Poster for Martin McDonagh's THE PILLOWMAN. “The producers talked about the claustrophobic confinement of the set,” says Anderson, “the forced perspective and sort of crazed storybook feel.”
It takes a big man to admit, as Hodges did, that he’s found himself secretly wishing for producers to thank SpotCo during a Tony acceptance speech. “We’re here to support from the sidelines,” he says, “but the more emotionally involved we get, the better the work seems to be, so it is inevitable that you would love to think you helped.”

IT'S REALLY SO SIMPLE (THEORETICALLY)
Hodges’ conviction is that a campaign shouldn’t merely visually translate a plot, but make an emotional promise, giving consumers a sense of what it will feel like to see it. “You should be able to look at my ad and feel something that matches the experience of an evening at the theater,” he says. “And the more closely that emotion matches the show, the more successful the campaign.”


Wild postings for this season's modern adaptation of JULIUS CAESAR, starring Denzel Washington as Brutus. Photo illustration by Eddie Guy. “The simplicity of [Guy's] collages felt right for what was going to be a very modern interpretation of Julius Caesar,” says Gail Anderson. “and ultimately, who wouldn't want to look at a big portrait of Denzel?”
It’s no small feat to achieve that emotional parity between the aesthetic of a poster and the experience of a production. The first New York Times ad for Dirty Rotten Scoundrels, a comedy about two con artists, was ultimately what the clients wanted—a lush, deco illustration by David Cowles, based on a 1940s travel poster the producers saw and fell in love with. But the ad didn’t stand out. While the concept successfully evinced all the outrageousness of Dirty Rotten Scoundrels’ French Riviera setting, it lacked humor, breaking Hodges’ almost suspiciously intuitive law of branding Broadway. “If you’re selling a comedy,” he says, rubbing his forehead a little, “have the ads be funny. It’s really so simple.”

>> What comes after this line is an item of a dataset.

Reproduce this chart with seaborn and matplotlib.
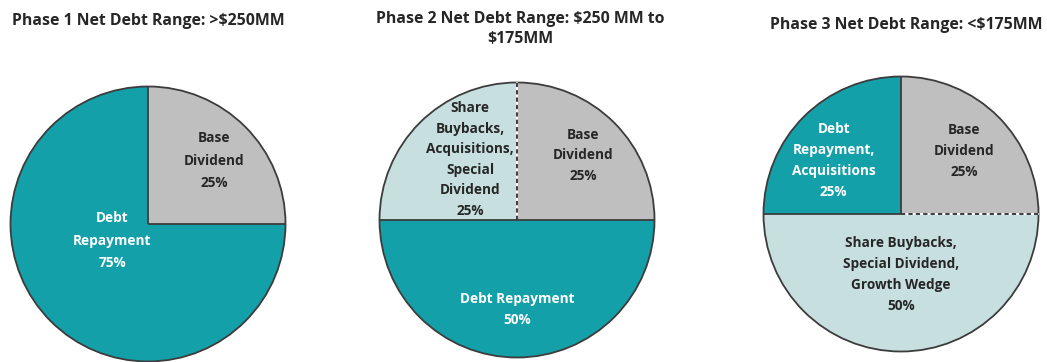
import numpy as np
import matplotlib
matplotlib.use("Agg")
import matplotlib.pyplot as plt
import seaborn as sns
from matplotlib.patches import Circle

sns.set_theme(style="white")
plt.rcParams['font.family'] = ['Open Sans', 'DejaVu Sans']

# ---- data ----
titles = [
    "Phase 1 Net Debt Range: >$250MM",
    "Phase 2 Net Debt Range: $250 MM to\n$175MM",
    "Phase 3 Net Debt Range: <$175MM",
]
phase1_labels = ["Base\nDividend", "Debt\nRepayment"]
phase1_values = [25, 75]
phase2_labels = ["Base\nDividend", "Debt Repayment", "Share\nBuybacks,\nAcquisitions,\nSpecial\nDividend"]
phase2_values = [25, 50, 25]
phase3_labels = ["Base\nDividend", "Share Buybacks,\nSpecial Dividend,\nGrowth Wedge", "Debt\nRepayment,\nAcquisitions"]
phase3_values = [25, 50, 25]

TEAL = "#14A0A9"
GREY = "#BFBFBF"
LIGHT = "#C7DFDF"
EDGE = "#3C3C3C"

phase1_colors = [GREY, TEAL]
phase2_colors = [GREY, TEAL, LIGHT]
phase3_colors = [GREY, LIGHT, TEAL]

# which boundary (index of boundary after slice i) is dashed
dashed_boundaries = [[], [2], [0]]
# label anchor positions (fraction of radius), layout only
label_pos = [
    [(0.48, 0.46), (-0.26, -0.12)],
    [(0.48, 0.47), (0.0, -0.65), (-0.34, 0.44)],
    [(0.46, 0.46), (0.0, -0.44), (-0.49, 0.39)],
]
label_spacing = [1.75, 1.6, 1.65]

W, H = 1047, 362
fig = plt.figure(figsize=(W / 100, H / 100), dpi=100)
fig.patch.set_facecolor("white")

centers = [(148, 224), (517, 220), (901, 214)]
R = 137.5

all_labels = [phase1_labels, phase2_labels, phase3_labels]
all_values = [phase1_values, phase2_values, phase3_values]
all_colors = [phase1_colors, phase2_colors, phase3_colors]

for k in range(3):
    cx, cy = centers[k]
    ax = fig.add_axes([(cx - R) / W, 1 - (cy + R) / H, 2 * R / W, 2 * R / H])
    vals = all_values[k]
    wedges, _ = ax.pie(vals, colors=all_colors[k], startangle=90, counterclock=False,
                       radius=1, wedgeprops=dict(linewidth=0), normalize=True)
    ax.set_xlim(-1, 1)
    ax.set_ylim(-1, 1)
    ax.set_axis_off()
    for w in wedges:
        w.set_clip_on(False)
    # boundaries
    cum = np.cumsum([0] + list(vals)) / sum(vals)
    angles = 90 - 360 * cum[:-1]
    for i, a in enumerate(angles):
        x, y = np.cos(np.radians(a)), np.sin(np.radians(a))
        bidx = (i - 1) % len(vals)
        if bidx in dashed_boundaries[k]:
            ax.plot([0, x], [0, y], color="white", lw=1.4, clip_on=False, solid_capstyle="butt")
            ax.plot([0, x], [0, y], color=EDGE, lw=1.4, ls=(0, (2.2, 1.6)), clip_on=False)
        else:
            ax.plot([0, x], [0, y], color=EDGE, lw=1.3, clip_on=False, solid_capstyle="butt")
    ax.add_patch(Circle((0, 0), 1, fill=False, ec=EDGE, lw=1.3, clip_on=False))
    for i, lab in enumerate(all_labels[k]):
        col = "white" if all_colors[k][i] == TEAL else "#262626"
        px, py = label_pos[k][i]
        ax.text(px, py, f"{lab}\n{vals[i]}%", ha="center", va="center", color=col,
                fontsize=9.8, fontweight="bold", linespacing=label_spacing[k])

title_pos = [(148, 21), (520, 29), (906, 25)]
for t, (tx, ty) in zip(titles, title_pos):
    fig.text(tx / W, 1 - ty / H, t, ha="center", va="center", fontsize=11.4,
             fontweight="bold", color="#262626", linespacing=1.4)

fig.savefig("out.png", dpi=100, facecolor="white")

Very quickly, SpotCo steered the campaign in the direction of an earlier concept—one proposed by producer Marty Bell, and which had gotten lost in the concepting shuffle— rolling out a series of ads shot by Andrew Eccles that are every bit as much a con game as Dirty Rotten Scoundrels itself. While SpotCo couldn’t really swindle consumers—“There’s laws against that,” jokes Sainato—the ads wink with enough bonhomie to stay clearly on their side. In one ad, Sainato turns one of Broadway’s more aesthetically stifling requisites— whereby every millimeter of ad space is stuffed with critics’ quotations—into an ingenious display of the musical’s humor. Taking a good-natured crack at producers’ tendency to selectively pull one qualifying phrase from otherwise unenthusiastic reviews, the ad features one word from each of six newspapers.